The most recent Fourth Turning was born of a time strikingly similar to these. It was when the Roaring Twenties gave way to the twin crises of the Great Depression and World War II. Following that chaotic transition, the nation emerged into the first turning High of the post-war era.
What are we in store for in the coming Fourth Turning? In 1997, the authors predicted:
Around the year 2005 [give or take a few years], a sudden spark will catalyze a Crisis mood. Remnants of the old social order will disintegrate. Political and economic trust will implode. Real hardship will beset the land, with severe distress that could involve questions of class, race, nation and empire. Yet this time of trouble will bring seeds of social rebirth. Americans will share a regret about recent mistakes – and a resolute new consensus about what to do. The very survival of the nation will feel at stake. Sometime before the year 2025, America will pass through a great gate in history, commensurate with the American Revolution, Civil War, and twin emergencies of the Great Depression and World War II.

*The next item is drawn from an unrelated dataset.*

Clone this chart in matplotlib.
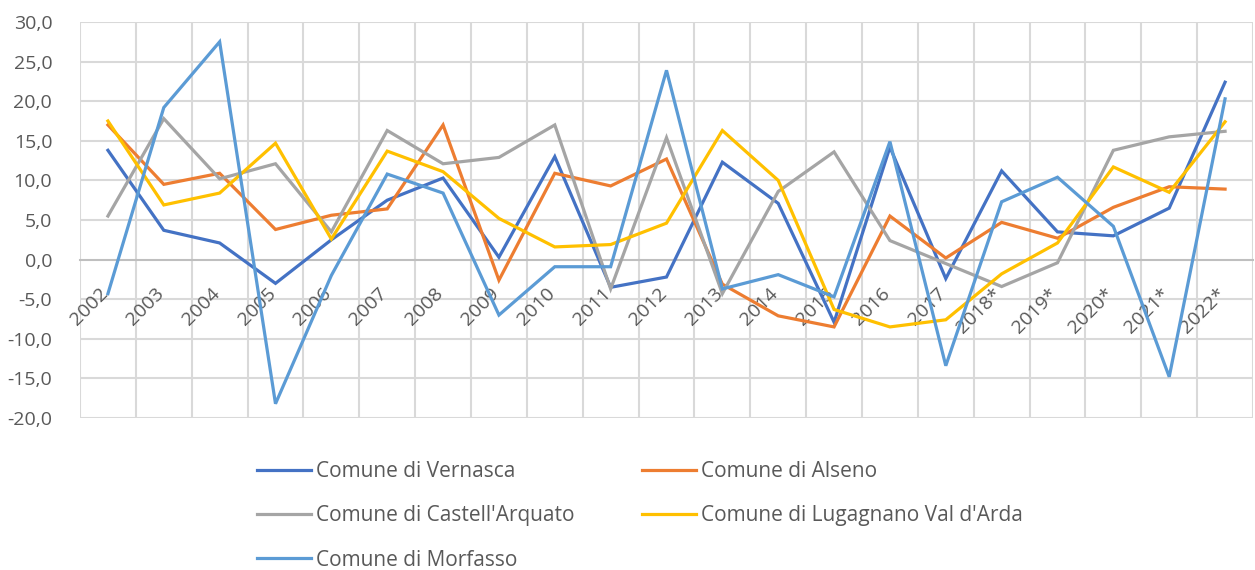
import matplotlib
matplotlib.use("Agg")
import matplotlib.pyplot as plt
from matplotlib.ticker import FuncFormatter
import matplotlib.transforms as mtransforms

years = ["2002", "2003", "2004", "2005", "2006", "2007", "2008", "2009", "2010", "2011",
         "2012", "2013", "2014", "2015", "2016", "2017", "2018*", "2019*", "2020*", "2021*", "2022*"]

vernasca = [13.8, 3.7, 2.1, -3.0, 2.5, 7.5, 10.3, 0.3, 13.0, -3.5,
            -2.2, 12.3, 7.1, -7.9, 14.2, -2.4, 11.2, 3.5, 3.0, 6.5, 22.4]
alseno = [17.0, 9.5, 10.9, 3.8, 5.6, 6.4, 17.0, -2.6, 10.9, 9.3,
          12.7, -3.1, -7.1, -8.5, 5.5, 0.2, 4.7, 2.7, 6.6, 9.2, 8.9]
castell_arquato = [5.5, 17.8, 10.2, 12.1, 3.5, 16.3, 12.1, 12.9, 17.0, -3.7,
                   15.4, -4.3, 8.6, 13.6, 2.4, -0.5, -3.4, -0.4, 13.8, 15.5, 16.2]
lugagnano = [17.5, 6.9, 8.4, 14.7, 2.6, 13.7, 11.1, 5.2, 1.6, 1.9,
             4.6, 16.3, 10.0, -6.3, -8.5, -7.6, -1.8, 2.1, 11.7, 8.5, 17.4]
morfasso = [-4.3, 19.2, 27.5, -18.2, -2.0, 10.8, 8.4, -7.0, -0.9, -0.9,
            23.9, -3.7, -1.9, -4.7, 14.9, -13.4, 7.3, 10.4, 4.2, -14.8, 20.3]

series = [
    ("Comune di Vernasca", vernasca, "#4472C4"),
    ("Comune di Alseno", alseno, "#ED7D31"),
    ("Comune di Castell'Arquato", castell_arquato, "#A5A5A5"),
    ("Comune di Lugagnano Val d'Arda", lugagnano, "#FFC000"),
    ("Comune di Morfasso", morfasso, "#5B9BD5"),
]

plt.rcParams["font.family"] = ["Open Sans", "DejaVu Sans"]

fig = plt.figure(figsize=(12.55, 5.7), dpi=100)
ax = fig.add_axes([80 / 1255, 1 - 418 / 570, (1253 - 80) / 1255, (418 - 22) / 570])

x = list(range(len(years)))
lines = []
for name, vals, col in series:
    ln, = ax.plot(x, vals, color=col, lw=2.3, label=name, solid_joinstyle="miter")
    lines.append(ln)

ax.set_xlim(-0.5, len(years) - 0.5)
ax.set_ylim(-20, 30)
ax.set_yticks(range(-20, 31, 5))
ax.yaxis.set_major_formatter(FuncFormatter(lambda v, p: f"{v:.1f}".replace(".", ",")))

# grid: horizontal every 5, vertical at category boundaries
for yv in range(-20, 31, 5):
    if yv != 0:
        ax.axhline(yv, color="#D9D9D9", lw=1.5, zorder=0)
for xb in range(len(years) + 1):
    ax.axvline(xb - 0.5, color="#D9D9D9", lw=1.5, zorder=0)

for s in ["top", "right", "left"]:
    ax.spines[s].set_visible(False)
ax.spines["bottom"].set_position(("data", 0))
ax.spines["bottom"].set_color("#BFBFBF")
ax.spines["bottom"].set_linewidth(1.5)
ax.spines["bottom"].set_zorder(0.5)

ax.set_xticks(x)
ax.set_xticklabels(years, rotation=45, ha="right", va="top", rotation_mode="anchor")
ax.tick_params(axis="both", length=0, labelsize=14, labelcolor="#595959")
ax.tick_params(axis="y", pad=20)
offset = mtransforms.ScaledTranslation(-9 / 100, -20 / 100, fig.dpi_scale_trans)
for lbl in ax.get_xticklabels():
    lbl.set_transform(lbl.get_transform() + offset)

# excel fills the legend row by row
order = [0, 2, 4, 1, 3]
fig.legend([lines[i] for i in order], [series[i][0] for i in order],
           loc="upper left", bbox_to_anchor=(257 / 1255, 1 - 461 / 570), ncol=2,
           frameon=False, fontsize=15, handlelength=2.6, handletextpad=0.25,
           columnspacing=3.2, labelspacing=1.12, borderpad=0, borderaxespad=0,
           labelcolor="#595959")

fig.savefig("out.png", dpi=100)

The risk of catastrophe will be very high. The nation could erupt into insurrection or civil violence, crack up geographically, or succumb to authoritarian rule. If there is a war, it is likely to be one of maximum risk and effort – in other words, total war…
Yet Americans will also enter the Fourth Turning with a unique opportunity to achieve a new greatness as a people. Many despair that values that were new in the 1960s are today so entwined with social dysfunction and cultural decay that they can no longer lead anywhere positive. Through the current Unraveling era, that is probably true. But in the crucible of Crisis, that will change. As the old civic order gives way, Americans will have to craft a new one. This will require a values consensus and, to administer it, the empowerment of a strong new political regime…By the 2020’s, America could become a society that is good, by today’s standards and also one that works.
Thus might the next Fourth Turning end in apocalypse – or glory. The nation could be ruined, its democracy destroyed, and millions of people scattered or killed. Or America could enter a new golden age, triumphantly applying shared values to improve the human condition. The rhythms of history do not reveal the outcome of the coming Crisis; all they suggest is the timing and dimension.
It must be stressed, that a positive outcome is by no means assured. It will take a collective effort for the country to create a successful outcome. And while it is not entirely clear from the above passage, the authors do make it clear elsewhere in their writings that it will be the rising generation that will be primarily responsible for realizing the future, be it positive or negative. In other words: Young people, your turn is coming. We’re going to need your ideas, imagination and energy in the very near future.